Ireland, given how much we owe, has Europe and the ECB by the balls. It's time Finance Minister Michael Noonan started squeezing, and squeezing hard to ensure taxpayers are not left to pay for the crimes of our bankers.
UCD academic Daniel Thomas in a measured piece last week said that France and Germany, with their insistence that Ireland must offer up a "gesture", risk turning a pro-European country into a deeply Eurosceptic nation.

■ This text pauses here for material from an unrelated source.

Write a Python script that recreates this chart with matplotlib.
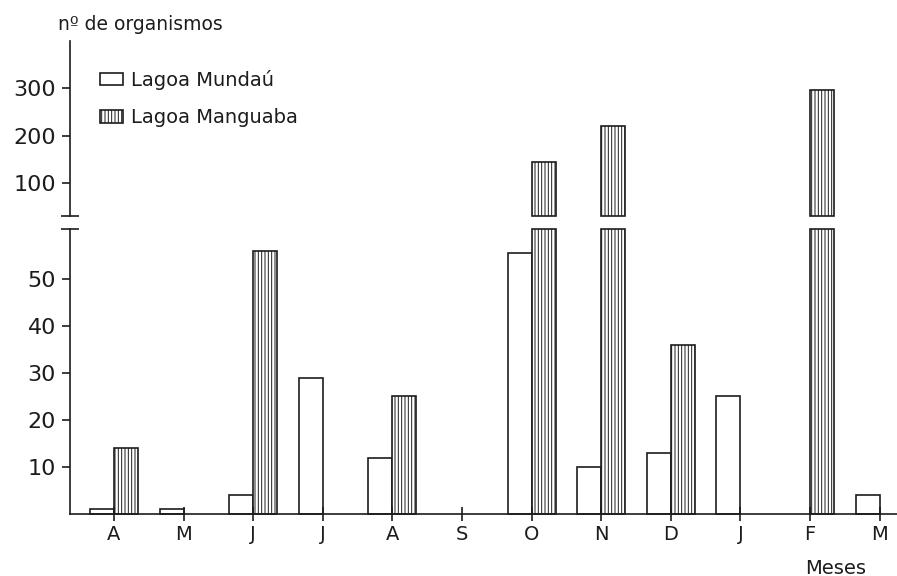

"If France, Germany and the European Commission maintain their hardline positions, they may well convert Ireland from a euro-friendly to a deeply eurosceptic country. If this happens, it is likely that any future EU treaty reform would be rejected by Irish voters, regardless of the new treaty's merits and regardless of how many referenda are held. Given the myriad challenges facing the EU, and the evident shortcomings of its current treaties, this would indeed be a bad outcome for all concerned."
Noonan has a tough road ahead to navigate. But, the bottom line is that Ireland has to default, and should do it quickly; otherwise we, as a country, will no longer be viable. Get squeezing, Michael.